# Information provided:

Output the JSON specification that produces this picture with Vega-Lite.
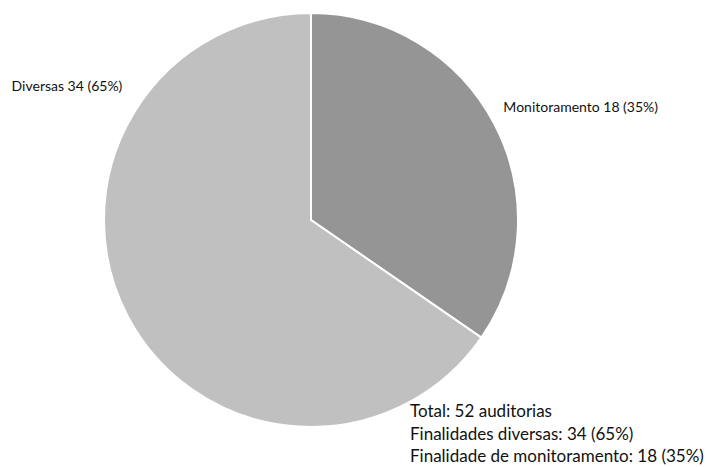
{
  "$schema": "https://vega.github.io/schema/vega-lite/v6.json",
  "width": 622,
  "height": 440,
  "padding": 0,
  "background": "white",
  "config": {"view": {"stroke": null}, "font": "Lato"},
  "title": {
    "text": ["Total: 52 auditorias", "Finalidades diversas: 34 (65%)", "Finalidade de monitoramento: 18 (35%)"],
    "orient": "bottom",
    "anchor": "start",
    "align": "left",
    "dx": 410,
    "dy": -36,
    "offset": 0,
    "font": "Lato",
    "fontSize": 17,
    "fontWeight": "normal",
    "lineHeight": 22.5,
    "color": "#111111"
  },
  "data": {
    "values": [
      {"categoria": "Monitoramento", "n": 18, "rotulo": "Monitoramento 18 (35%)"},
      {"categoria": "Diversas", "n": 34, "rotulo": "Diversas 34 (65%)"}
    ]
  },
  "encoding": {
    "theta": {"field": "n", "type": "quantitative", "stack": true},
    "order": {"field": "n", "sort": "ascending"}
  },
  "layer": [
    {
      "mark": {"type": "arc", "outerRadius": 207, "stroke": "white", "strokeWidth": 2},
      "encoding": {
        "color": {
          "field": "categoria",
          "type": "nominal",
          "scale": {"domain": ["Monitoramento", "Diversas"], "range": ["#959595", "#c0c0c0"]},
          "legend": null
        }
      }
    },
    {
      "transform": [{"filter": "datum.categoria === 'Monitoramento'"}],
      "mark": {"type": "text", "radius": 215, "align": "left", "baseline": "middle", "dx": 2, "dy": -12, "fontSize": 14, "color": "#111111"},
      "encoding": {"text": {"field": "rotulo"}}
    },
    {
      "transform": [{"filter": "datum.categoria === 'Diversas'"}],
      "mark": {"type": "text", "radius": 215, "align": "right", "baseline": "middle", "dx": -379, "dy": -233, "fontSize": 14, "color": "#111111"},
      "encoding": {"text": {"field": "rotulo"}}
    }
  ]
}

# Problem details:
Give all the lines above again, character for character, without pictures.

# Correct answer:
Output the JSON specification that produces this picture with Vega-Lite.
{
  "$schema": "https://vega.github.io/schema/vega-lite/v6.json",
  "width": 622,
  "height": 440,
  "padding": 0,
  "background": "white",
  "config": {"view": {"stroke": null}, "font": "Lato"},
  "title": {
    "text": ["Total: 52 auditorias", "Finalidades diversas: 34 (65%)", "Finalidade de monitoramento: 18 (35%)"],
    "orient": "bottom",
    "anchor": "start",
    "align": "left",
    "dx": 410,
    "dy": -36,
    "offset": 0,
    "font": "Lato",
    "fontSize": 17,
    "fontWeight": "normal",
    "lineHeight": 22.5,
    "color": "#111111"
  },
  "data": {
    "values": [
      {"categoria": "Monitoramento", "n": 18, "rotulo": "Monitoramento 18 (35%)"},
      {"categoria": "Diversas", "n": 34, "rotulo": "Diversas 34 (65%)"}
    ]
  },
  "encoding": {
    "theta": {"field": "n", "type": "quantitative", "stack": true},
    "order": {"field": "n", "sort": "ascending"}
  },
  "layer": [
    {
      "mark": {"type": "arc", "outerRadius": 207, "stroke": "white", "strokeWidth": 2},
      "encoding": {
        "color": {
          "field": "categoria",
          "type": "nominal",
          "scale": {"domain": ["Monitoramento", "Diversas"], "range": ["#959595", "#c0c0c0"]},
          "legend": null
        }
      }
    },
    {
      "transform": [{"filter": "datum.categoria === 'Monitoramento'"}],
      "mark": {"type": "text", "radius": 215, "align": "left", "baseline": "middle", "dx": 2, "dy": -12, "fontSize": 14, "color": "#111111"},
      "encoding": {"text": {"field": "rotulo"}}
    },
    {
      "transform": [{"filter": "datum.categoria === 'Diversas'"}],
      "mark": {"type": "text", "radius": 215, "align": "right", "baseline": "middle", "dx": -379, "dy": -233, "fontSize": 14, "color": "#111111"},
      "encoding": {"text": {"field": "rotulo"}}
    }
  ]
}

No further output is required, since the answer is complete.